Aim of the task:
Using the listing below, report all lines holding the word "chart".

Data supplied:
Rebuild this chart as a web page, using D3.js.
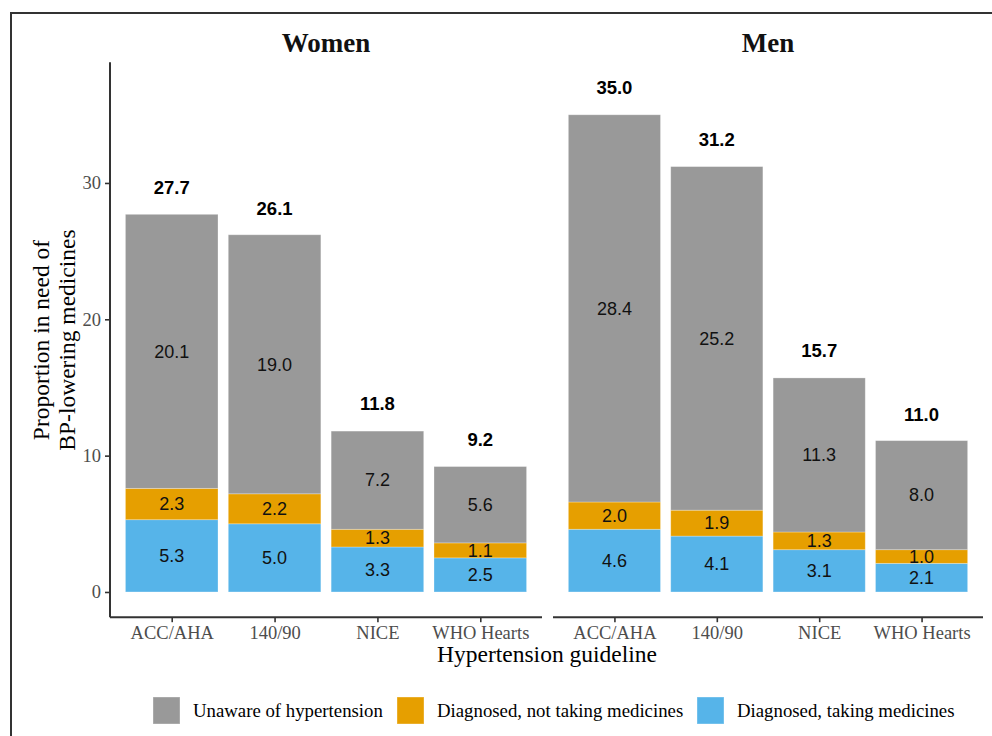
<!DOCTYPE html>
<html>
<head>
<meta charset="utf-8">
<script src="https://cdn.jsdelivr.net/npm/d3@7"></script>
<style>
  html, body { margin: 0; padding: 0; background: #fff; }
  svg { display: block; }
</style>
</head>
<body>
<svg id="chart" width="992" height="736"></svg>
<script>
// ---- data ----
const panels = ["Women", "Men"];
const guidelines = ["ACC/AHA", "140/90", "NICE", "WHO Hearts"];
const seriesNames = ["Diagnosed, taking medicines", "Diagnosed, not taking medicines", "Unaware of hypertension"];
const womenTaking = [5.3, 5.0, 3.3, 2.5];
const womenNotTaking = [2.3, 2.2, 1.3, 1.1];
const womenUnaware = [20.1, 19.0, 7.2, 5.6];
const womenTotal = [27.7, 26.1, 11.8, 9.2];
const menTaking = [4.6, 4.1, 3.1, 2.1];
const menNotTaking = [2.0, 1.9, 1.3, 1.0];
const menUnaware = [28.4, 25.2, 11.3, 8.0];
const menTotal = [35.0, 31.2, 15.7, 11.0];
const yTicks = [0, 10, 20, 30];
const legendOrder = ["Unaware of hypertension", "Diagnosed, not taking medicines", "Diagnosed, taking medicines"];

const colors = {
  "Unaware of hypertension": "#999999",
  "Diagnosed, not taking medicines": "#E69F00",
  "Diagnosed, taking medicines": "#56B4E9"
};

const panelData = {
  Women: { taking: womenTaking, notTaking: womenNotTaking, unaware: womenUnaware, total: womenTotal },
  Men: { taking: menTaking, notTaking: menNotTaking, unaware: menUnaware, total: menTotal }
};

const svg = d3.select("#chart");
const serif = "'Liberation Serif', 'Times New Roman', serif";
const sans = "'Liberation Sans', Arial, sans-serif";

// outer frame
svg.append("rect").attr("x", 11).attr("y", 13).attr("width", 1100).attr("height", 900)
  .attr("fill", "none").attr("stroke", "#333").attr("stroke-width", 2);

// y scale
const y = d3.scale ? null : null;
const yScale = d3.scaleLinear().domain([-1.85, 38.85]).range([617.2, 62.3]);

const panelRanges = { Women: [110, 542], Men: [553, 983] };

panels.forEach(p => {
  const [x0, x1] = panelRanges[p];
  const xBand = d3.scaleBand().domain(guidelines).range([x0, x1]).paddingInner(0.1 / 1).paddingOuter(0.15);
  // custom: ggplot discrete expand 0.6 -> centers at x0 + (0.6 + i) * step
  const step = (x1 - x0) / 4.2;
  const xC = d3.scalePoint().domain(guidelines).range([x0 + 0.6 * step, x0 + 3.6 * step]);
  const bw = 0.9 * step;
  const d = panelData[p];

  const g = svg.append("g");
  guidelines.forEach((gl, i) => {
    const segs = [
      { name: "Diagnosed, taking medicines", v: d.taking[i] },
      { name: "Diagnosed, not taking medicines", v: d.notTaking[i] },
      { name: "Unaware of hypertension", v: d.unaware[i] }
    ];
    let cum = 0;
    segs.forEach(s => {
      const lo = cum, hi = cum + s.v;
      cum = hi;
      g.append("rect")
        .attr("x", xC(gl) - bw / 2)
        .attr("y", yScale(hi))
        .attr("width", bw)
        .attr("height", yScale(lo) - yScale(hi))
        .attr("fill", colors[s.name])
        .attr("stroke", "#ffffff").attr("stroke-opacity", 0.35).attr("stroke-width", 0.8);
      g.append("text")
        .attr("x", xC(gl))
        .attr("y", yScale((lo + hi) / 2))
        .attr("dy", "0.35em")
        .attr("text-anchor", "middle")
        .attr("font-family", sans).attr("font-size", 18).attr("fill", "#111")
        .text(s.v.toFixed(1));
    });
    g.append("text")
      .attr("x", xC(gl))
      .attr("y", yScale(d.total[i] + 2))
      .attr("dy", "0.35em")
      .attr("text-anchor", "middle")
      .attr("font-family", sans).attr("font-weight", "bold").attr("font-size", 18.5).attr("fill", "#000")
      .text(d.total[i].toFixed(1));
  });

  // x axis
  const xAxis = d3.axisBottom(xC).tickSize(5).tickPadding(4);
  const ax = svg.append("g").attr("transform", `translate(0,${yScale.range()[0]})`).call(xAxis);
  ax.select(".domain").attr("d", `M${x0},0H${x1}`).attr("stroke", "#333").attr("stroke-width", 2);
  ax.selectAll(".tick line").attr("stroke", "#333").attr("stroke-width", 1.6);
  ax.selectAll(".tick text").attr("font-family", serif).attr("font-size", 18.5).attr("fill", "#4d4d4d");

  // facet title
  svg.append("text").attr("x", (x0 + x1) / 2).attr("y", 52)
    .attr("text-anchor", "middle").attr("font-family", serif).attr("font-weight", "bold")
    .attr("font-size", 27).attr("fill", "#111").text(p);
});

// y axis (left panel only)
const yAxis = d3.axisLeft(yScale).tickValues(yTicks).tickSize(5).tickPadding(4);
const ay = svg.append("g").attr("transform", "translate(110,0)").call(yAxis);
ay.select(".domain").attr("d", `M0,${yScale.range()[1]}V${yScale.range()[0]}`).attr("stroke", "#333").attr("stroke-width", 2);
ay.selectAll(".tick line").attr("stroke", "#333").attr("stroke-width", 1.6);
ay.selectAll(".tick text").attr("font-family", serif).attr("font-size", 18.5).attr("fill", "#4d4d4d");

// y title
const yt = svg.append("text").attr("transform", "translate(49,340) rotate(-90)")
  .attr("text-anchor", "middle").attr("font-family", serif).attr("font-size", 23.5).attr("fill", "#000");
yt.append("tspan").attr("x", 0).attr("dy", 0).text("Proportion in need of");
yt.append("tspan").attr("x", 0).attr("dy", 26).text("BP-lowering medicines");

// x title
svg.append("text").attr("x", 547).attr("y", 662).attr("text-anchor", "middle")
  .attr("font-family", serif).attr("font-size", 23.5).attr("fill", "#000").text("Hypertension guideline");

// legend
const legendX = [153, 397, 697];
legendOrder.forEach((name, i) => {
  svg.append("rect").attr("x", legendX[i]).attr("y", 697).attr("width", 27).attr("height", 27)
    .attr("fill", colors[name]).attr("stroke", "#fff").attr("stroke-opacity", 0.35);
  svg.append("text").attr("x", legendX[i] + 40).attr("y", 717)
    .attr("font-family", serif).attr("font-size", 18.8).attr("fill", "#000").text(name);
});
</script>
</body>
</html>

==

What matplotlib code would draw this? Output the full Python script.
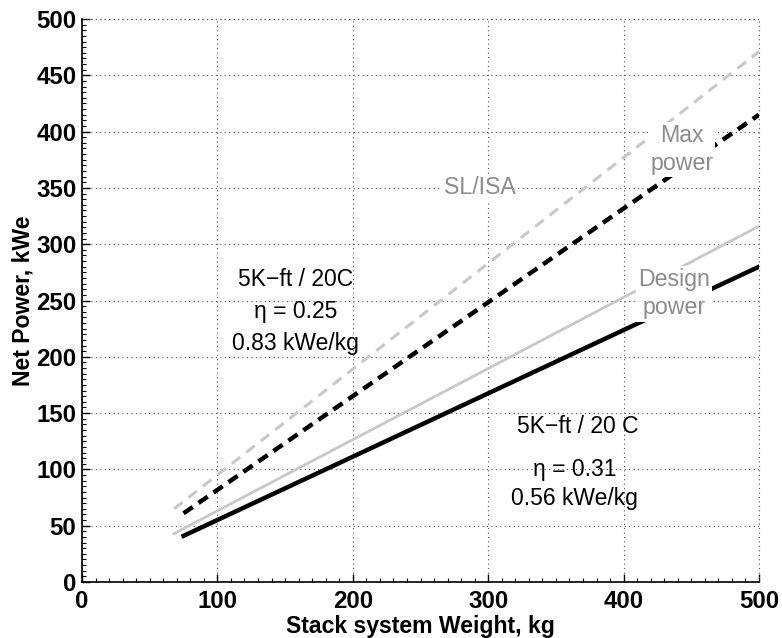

Response to the task:
Rebuild this chart as a web page, using D3.js.
<svg id="chart" width="992" height="736"></svg>
const svg = d3.select("#chart");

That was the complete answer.